| PROBLEM TO SOLVE |
Return all of the data exactly, with nothing left out but the pictures.

──────────

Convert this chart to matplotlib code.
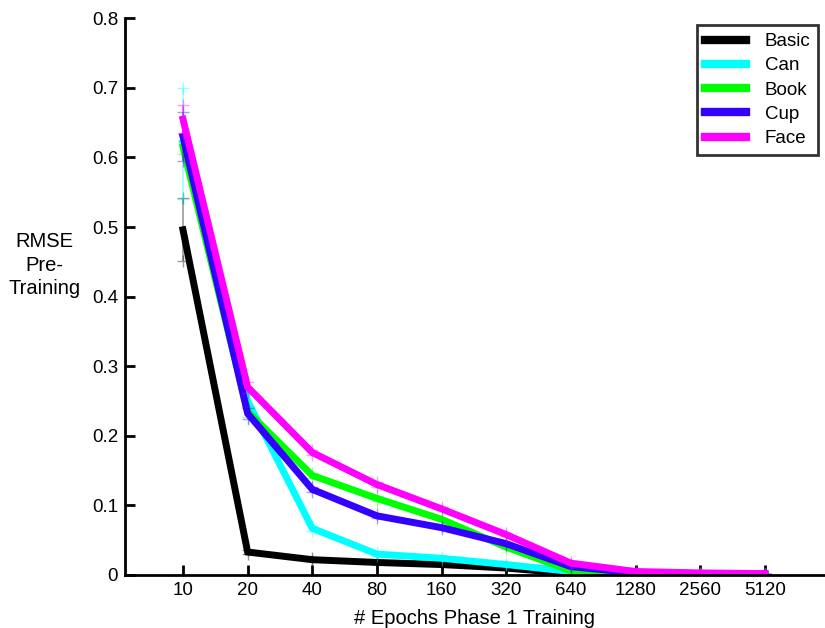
import numpy as np
import matplotlib
matplotlib.use("Agg")
import matplotlib.pyplot as plt

plt.rcParams['font.family'] = ['Liberation Sans', 'DejaVu Sans']

epochs = ["10", "20", "40", "80", "160", "320", "640", "1280", "2560", "5120"]

basic = [0.496, 0.033, 0.022, 0.018, 0.015, 0.010, 0.002, 0.001, 0.001, 0.001]
can = [0.620, 0.250, 0.067, 0.030, 0.024, 0.015, 0.005, 0.002, 0.001, 0.001]
book = [0.615, 0.235, 0.143, 0.110, 0.080, 0.040, 0.006, 0.002, 0.001, 0.001]
cup = [0.630, 0.232, 0.123, 0.085, 0.068, 0.045, 0.012, 0.003, 0.002, 0.002]
face = [0.655, 0.270, 0.176, 0.130, 0.095, 0.058, 0.017, 0.005, 0.003, 0.002]

# error bar half-widths (only really visible at the first point)
basic_err = [0.045, 0.003, 0.002, 0.001, 0.001, 0.001, 0.001, 0.0, 0.0, 0.0]
can_err = [0.080, 0.008, 0.004, 0.003, 0.002, 0.001, 0.001, 0.0, 0.0, 0.0]
book_err = [0.010, 0.008, 0.004, 0.003, 0.002, 0.002, 0.001, 0.0, 0.0, 0.0]
cup_err = [0.035, 0.008, 0.004, 0.003, 0.002, 0.002, 0.001, 0.0, 0.0, 0.0]
face_err = [0.020, 0.008, 0.004, 0.003, 0.002, 0.002, 0.001, 0.0, 0.0, 0.0]

series = [
    ("Basic", basic, basic_err, "#000000"),
    ("Can", can, can_err, "#00ffff"),
    ("Book", book, book_err, "#00ff00"),
    ("Cup", cup, cup_err, "#3300ff"),
    ("Face", face, face_err, "#ff00ff"),
]

x = np.arange(1, len(epochs) + 1)

fig = plt.figure(figsize=(8.25, 6.28), dpi=100)
ax = fig.add_axes([0.1515, 0.0844, 0.8485, 0.8866])

for name, vals, err, col in series:
    vals = np.array(vals)
    err = np.array(err)
    ax.errorbar(x, vals, yerr=err, fmt="none", ecolor=col, alpha=0.4,
                elinewidth=1.2, capsize=0)
    ax.plot(x, vals - err, "+", color=col, alpha=0.4, ms=8)
    ax.plot(x, vals + err, "+", color=col, alpha=0.4, ms=8)
    ax.plot(x, vals, color=col, lw=5, label=name, solid_joinstyle="miter")

ax.set_xlim(0.103, 10.93)
ax.set_ylim(0, 0.8)
ax.set_xticks(x)
ax.set_xticklabels(epochs)
ax.set_yticks(np.arange(0, 0.81, 0.1))
ax.set_yticklabels(["0", "0.1", "0.2", "0.3", "0.4", "0.5", "0.6", "0.7", "0.8"])
ax.tick_params(direction="in", length=7, width=2, labelsize=13.5, pad=5)

for s in ["top", "right"]:
    ax.spines[s].set_visible(False)
for s in ["left", "bottom"]:
    ax.spines[s].set_linewidth(2)

ax.set_xlabel("# Epochs Phase 1 Training", fontsize=14.5, labelpad=7)
fig.text(0.054, 0.578, "RMSE\nPre-\nTraining", ha="center", va="center",
         fontsize=14.5, linespacing=1.3)

leg = ax.legend(loc="upper right", bbox_to_anchor=(0.99, 0.987), borderaxespad=0,
                fontsize=13.5, frameon=True, fancybox=False, edgecolor="black",
                handlelength=2.2, handletextpad=1.0, borderpad=0.4,
                labelspacing=0.38)
leg.get_frame().set_linewidth(2)
for line in leg.get_lines():
    line.set_linewidth(6)

fig.savefig("out.png", dpi=100)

──────────

| SOLUTION TO THE PROBLEM |
Convert this chart to matplotlib code.
import numpy as np
import matplotlib
matplotlib.use("Agg")
import matplotlib.pyplot as plt

plt.rcParams['font.family'] = ['Liberation Sans', 'DejaVu Sans']

epochs = ["10", "20", "40", "80", "160", "320", "640", "1280", "2560", "5120"]

basic = [0.496, 0.033, 0.022, 0.018, 0.015, 0.010, 0.002, 0.001, 0.001, 0.001]
can = [0.620, 0.250, 0.067, 0.030, 0.024, 0.015, 0.005, 0.002, 0.001, 0.001]
book = [0.615, 0.235, 0.143, 0.110, 0.080, 0.040, 0.006, 0.002, 0.001, 0.001]
cup = [0.630, 0.232, 0.123, 0.085, 0.068, 0.045, 0.012, 0.003, 0.002, 0.002]
face = [0.655, 0.270, 0.176, 0.130, 0.095, 0.058, 0.017, 0.005, 0.003, 0.002]

# error bar half-widths (only really visible at the first point)
basic_err = [0.045, 0.003, 0.002, 0.001, 0.001, 0.001, 0.001, 0.0, 0.0, 0.0]
can_err = [0.080, 0.008, 0.004, 0.003, 0.002, 0.001, 0.001, 0.0, 0.0, 0.0]
book_err = [0.010, 0.008, 0.004, 0.003, 0.002, 0.002, 0.001, 0.0, 0.0, 0.0]
cup_err = [0.035, 0.008, 0.004, 0.003, 0.002, 0.002, 0.001, 0.0, 0.0, 0.0]
face_err = [0.020, 0.008, 0.004, 0.003, 0.002, 0.002, 0.001, 0.0, 0.0, 0.0]

series = [
    ("Basic", basic, basic_err, "#000000"),
    ("Can", can, can_err, "#00ffff"),
    ("Book", book, book_err, "#00ff00"),
    ("Cup", cup, cup_err, "#3300ff"),
    ("Face", face, face_err, "#ff00ff"),
]

x = np.arange(1, len(epochs) + 1)

fig = plt.figure(figsize=(8.25, 6.28), dpi=100)
ax = fig.add_axes([0.1515, 0.0844, 0.8485, 0.8866])

for name, vals, err, col in series:
    vals = np.array(vals)
    err = np.array(err)
    ax.errorbar(x, vals, yerr=err, fmt="none", ecolor=col, alpha=0.4,
                elinewidth=1.2, capsize=0)
    ax.plot(x, vals - err, "+", color=col, alpha=0.4, ms=8)
    ax.plot(x, vals + err, "+", color=col, alpha=0.4, ms=8)
    ax.plot(x, vals, color=col, lw=5, label=name, solid_joinstyle="miter")

ax.set_xlim(0.103, 10.93)
ax.set_ylim(0, 0.8)
ax.set_xticks(x)
ax.set_xticklabels(epochs)
ax.set_yticks(np.arange(0, 0.81, 0.1))
ax.set_yticklabels(["0", "0.1", "0.2", "0.3", "0.4", "0.5", "0.6", "0.7", "0.8"])
ax.tick_params(direction="in", length=7, width=2, labelsize=13.5, pad=5)

for s in ["top", "right"]:
    ax.spines[s].set_visible(False)
for s in ["left", "bottom"]:
    ax.spines[s].set_linewidth(2)

ax.set_xlabel("# Epochs Phase 1 Training", fontsize=14.5, labelpad=7)
fig.text(0.054, 0.578, "RMSE\nPre-\nTraining", ha="center", va="center",
         fontsize=14.5, linespacing=1.3)

leg = ax.legend(loc="upper right", bbox_to_anchor=(0.99, 0.987), borderaxespad=0,
                fontsize=13.5, frameon=True, fancybox=False, edgecolor="black",
                handlelength=2.2, handletextpad=1.0, borderpad=0.4,
                labelspacing=0.38)
leg.get_frame().set_linewidth(2)
for line in leg.get_lines():
    line.set_linewidth(6)

fig.savefig("out.png", dpi=100)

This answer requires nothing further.